Topic: Culture
I am more and more convinced that there’s a giant gaping hole in Western scholarship, which is the extended artistic, philosophical and religious dialogue that seems to have gone on between India and Europe, probably by way of Arabia. I’ve seen Buddhist cave temples that predate Jesus by 200 years that are precisely the shape of Romanesque cathedrals, and the
Byzantine art exhibit currently running at the Metropolitan Museum of Art contains an illustration for a story that is supposedly derived from the life of the Buddha. There were Jews in Cochin, in southern India, going back possibly to before Jesus. And tonight I stumbled across another fascinating artifact.
I was listening to New Sounds tonight and heard a South Indian devotional song that was described as a “Nirguni bhajan.” I knew the second word, but was surprised by the first, because among Chassidic Jews, a niggun is a wordless tune, often sung by rebbes and thought to possess (or express, or unleash) great spiritual power. They are sung as acts of passionate devotion, like Sufi prayers. The Jewish Encyclopedia has a slightly different interpretation of the word, defining it as “a droning, formless intonation set to a text, and, more especially, the particular mellody-type or prayer-motive to which a service is traditionally rendered, e.g., the Sabbath Niggun.”
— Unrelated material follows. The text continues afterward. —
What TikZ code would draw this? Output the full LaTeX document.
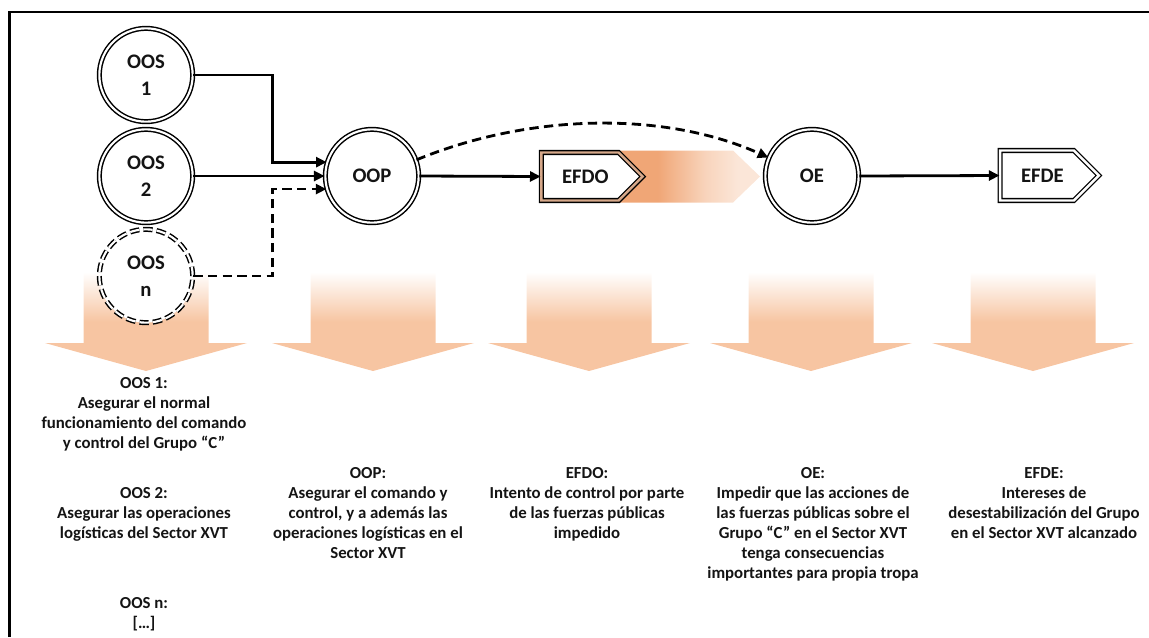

A Google search on the term Nirgun turns up a fascinating set of associations. The term itself seems to mean “formless,” “unmanifested,” and also to refer to a genre of devotional music — just as the niggun is a formless (or at least wordless) devotional song. The term seems to have importance in the Sikh religion, and the search turned up a number of links to Sikh “Nirguni saints.” For the Sikhs, the word also appears to refer to the Absolute that is God.
I don’t know what to make of all this, except to say that it seems once again that the religions of East and West have been talking to each other pretty intently since the 17th century or so, and chatted now and again before then, too.